私はこの件についてOSCARに問い合わせ、返事を待っているところです。
でも、どのような返事であれ、私はOSCARをリストに追加しません。

もし他の言語では適切で、有用であり、使用に値するというのであれば、「日本語ファイルには懸念がある」とNote欄に記載した上で、リストに追加して下さい。

sinumade · November 15, 2020, 4:35am

Write rather than Translate

I said, Translation is not easy, but it can be a good alternative .
However, as @nukeador has already mentioned in Post #2 on Problems finding public domain sentences, it would be more efficient and the quality of the text would be more reliable if you create your own text rather than translate it.
Translation requires an understanding of the foreign language and the ability to edit the words properly.
For example, you can use a machine to do automatic translation and then rework the generated text into something completely different by yourself. To the point of using it as a "material", I think anyone can make a corpus of foreign languages useful.

You may not be comfortable with the idea of writing it yourself.
But, as I mentioned in Ideas for finding public domain text, it can be done by tweet, chat or email.
If you don't have that either, then it can be a description of an everyday action you're doing, a landscape.
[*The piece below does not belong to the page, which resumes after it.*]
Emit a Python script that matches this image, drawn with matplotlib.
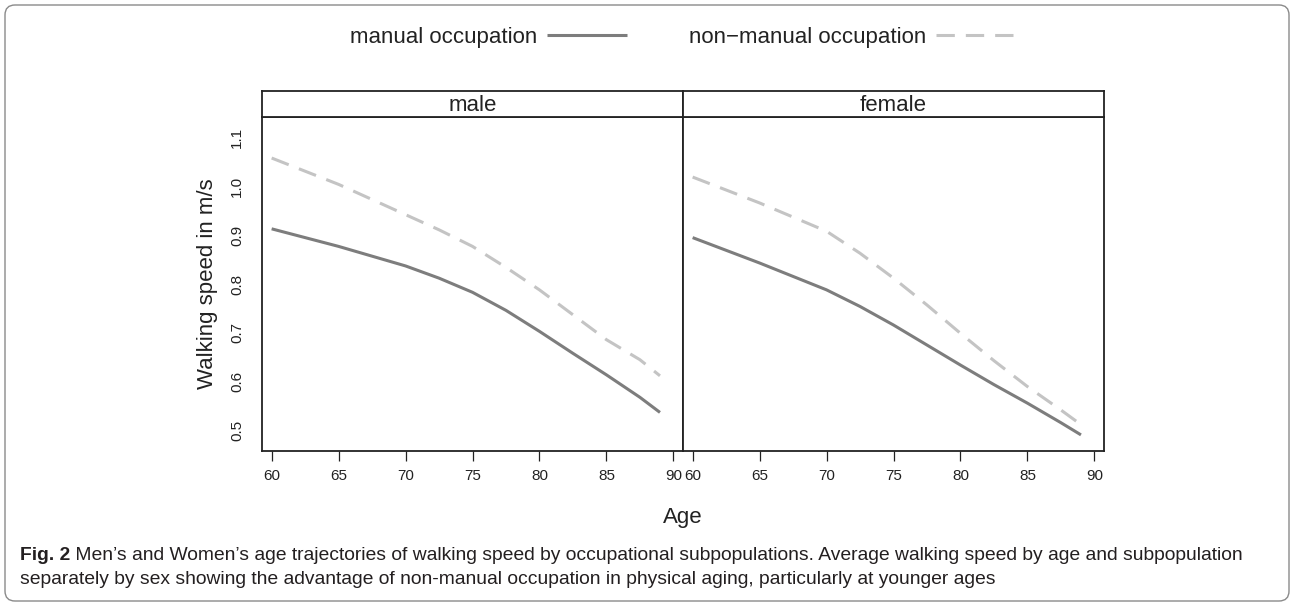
import matplotlib.pyplot as plt
from matplotlib.patches import FancyBboxPatch

ages = [60, 65, 70, 72.5, 75, 77.5, 80, 82.5, 85, 87.5, 89]

# walking speed (m/s)
male_manual = [0.913, 0.877, 0.837, 0.812, 0.783, 0.746, 0.703, 0.658, 0.614, 0.568, 0.537]
male_nonmanual = [1.058, 1.004, 0.942, 0.911, 0.877, 0.834, 0.788, 0.737, 0.686, 0.645, 0.612]
female_manual = [0.895, 0.843, 0.788, 0.754, 0.716, 0.675, 0.634, 0.594, 0.556, 0.516, 0.491]
female_nonmanual = [1.019, 0.966, 0.908, 0.863, 0.812, 0.757, 0.699, 0.643, 0.590, 0.542, 0.512]

panels = ["male", "female"]
series_labels = ["manual occupation", "non\u2212manual occupation"]
xticks = [60, 65, 70, 75, 80, 85, 90]
yticks = [0.5, 0.6, 0.7, 0.8, 0.9, 1.0, 1.1]

caption_bold = "Fig. 2"
caption_1 = (" Men\u2019s and Women\u2019s age trajectories of walking speed by occupational "
             "subpopulations. Average walking speed by age and subpopulation")
caption_2 = ("separately by sex showing the advantage of non-manual occupation in physical "
             "aging, particularly at younger ages")

plt.rcParams['font.family'] = ['Liberation Sans', 'DejaVu Sans']

W, H = 1294, 606
fig = plt.figure(figsize=(W / 100, H / 100), dpi=100)

manual_col = "#7d7d7d"
nonman_col = "#c4c4c4"
data = {"male": (male_manual, male_nonmanual), "female": (female_manual, female_nonmanual)}

lines = []
for i, name in enumerate(panels):
    left = 262 if i == 0 else 683
    ax = fig.add_axes([left / W, 1 - 451 / H, 421 / W, 334 / H])
    m, nm = data[name]
    l1, = ax.plot(ages, m, color=manual_col, lw=2.2, solid_capstyle='butt')
    l2, = ax.plot(ages, nm, color=nonman_col, lw=2.2, dashes=(6, 3.6))
    lines = [l1, l2]
    ax.set_xlim(59.28, 90.72)
    ax.set_ylim(0.458, 1.142)
    ax.set_xticks(xticks)
    ax.set_xticklabels([str(t) for t in xticks])
    ax.tick_params(axis='x', direction='out', length=7, width=0.9, pad=6,
                   labelsize=11, colors='#222222')
    if i == 0:
        ax.set_yticks(yticks)
        ax.set_yticklabels(["%.1f" % t for t in yticks], rotation=90, va='center')
        ax.tick_params(axis='y', length=0, pad=13, labelsize=11, colors='#222222')
    else:
        ax.set_yticks([])
    for s in ax.spines.values():
        s.set_linewidth(1.3)
        s.set_color('#222222')

    # strip on top of each panel
    sax = fig.add_axes([left / W, 1 - 117 / H, 421 / W, 26 / H])
    sax.set_xticks([])
    sax.set_yticks([])
    for s in sax.spines.values():
        s.set_linewidth(1.3)
        s.set_color('#222222')
    sax.text(0.5, 0.45, name, transform=sax.transAxes, ha='center', va='center',
             fontsize=16, color='#222222')

fig.legend(lines, series_labels, loc='center', bbox_to_anchor=(683 / W, 1 - 37 / H),
           ncol=2, frameon=False, markerfirst=False, fontsize=16, handlelength=3.6,
           handletextpad=0.45, columnspacing=2.75, labelcolor='#222222')

fig.text(207 / W, 1 - 284 / H, "Walking speed in m/s", rotation=90, ha='center',
         va='center', fontsize=16, color='#222222')
fig.text(683 / W, 1 - 518 / H, "Age", ha='center', va='center', fontsize=16,
         color='#222222')

cap_size = 13.9
t = fig.text(20 / W, 1 - 555 / H, caption_bold, ha='left', va='center', fontsize=cap_size,
             fontweight='bold', color='#231f20')
fig.canvas.draw()
bb = t.get_window_extent()
fig.text(bb.x1 / W, 1 - 555 / H, caption_1, ha='left', va='center', fontsize=cap_size,
         color='#231f20')
fig.text(20 / W, 1 - 579 / H, caption_2, ha='left', va='center', fontsize=cap_size,
         color='#231f20')

box = FancyBboxPatch((0.05, 0.05), 12.84, 5.96, boxstyle="round,pad=0,rounding_size=0.1",
                     transform=fig.dpi_scale_trans, fill=False, edgecolor='#8a8a8a', lw=1)
fig.add_artist(box)

fig.savefig("out.png", dpi=100)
Like, "My neighbor's dog is annoying," or "I posted this on the forum but no one is liking it". Your soliloquy will help everyone.
I like those sentences, they're easy and many people will enjoy reading them.

Everyone has the secret to creating a corpus.

青空文庫Aozora Bunko

公開中作家リスト：全て - 青空文庫 (List of authors of available works)
青空文庫編青空文庫収録ファイルの取り扱い規準 (Handling Standards for Aozora Bunko Files)

In Japanese

青空文庫には、著作権切れの作品を電子化したコンテンツがあります。
青空文庫から返信を頂きましたが、「取り扱い規準」のメタ情報やクレジットの希望は、あくまで「希望・期待」である、とのことでした。
著作権の発生する規定が「思想又は感情を創作的に表現したもの」で、著作物に「創作性」が必要なことを考慮すると、青空文庫内の著作権切れ作品は、パブリックドメインのままである（＝青空文庫は著作者ではない）と私は判断しました。

収集の際には、作品がパブリックドメインであるか確認することを忘れないで下さい（青空文庫には、著作権が存続する作品もあります。註記もありますが、収集する人が必ず自分で確認して下さい）。

著作権の解釈に関して誤りがあれば、ご指摘下さい。

註：旧字（正字）・旧仮名（歴史的仮名遣、正仮名遣）は、今日日常的には用いられていないので、リストから「新字新仮名」版を探すか、収集する人が新字・新仮名（現代仮名遣）に編集して下さい。

参考 (Japanese Copyright Law)：著作権法 - e-Gov法令検索

In English

Aozora Bunko contains digital versions of out-of-copyright works.
I received a reply from Aozora Bunko, stating that the metadata and credit wishes in the "取り扱い規準 (Handling Standards)" are just "hopes and expectations".
Considering the fact that the provision that creates copyright is "思想又は感情を創作的に表現したもの (creative expression of thought or feeling)" and that works need to be "創作性 (creative)", I decided that the out-of-copyright works in Aozora Bunko remain in the public domain (i.e. Aozora Bunko is not the author).

When collecting, don't forget to check whether the work is in the public domain (some works in the Aozora Bunko are still in the copyright. There are notes, but collectors should always check for themselves).

Please point out any errors in the interpretation of copyright.

Note: "旧字旧仮名" (Kyūjitai and Historical kana orthography) is not commonly used in Japan today, so please look for the "新字新仮名" version in the list, or edit it to Shinjitai and Modern kana usage by the collector.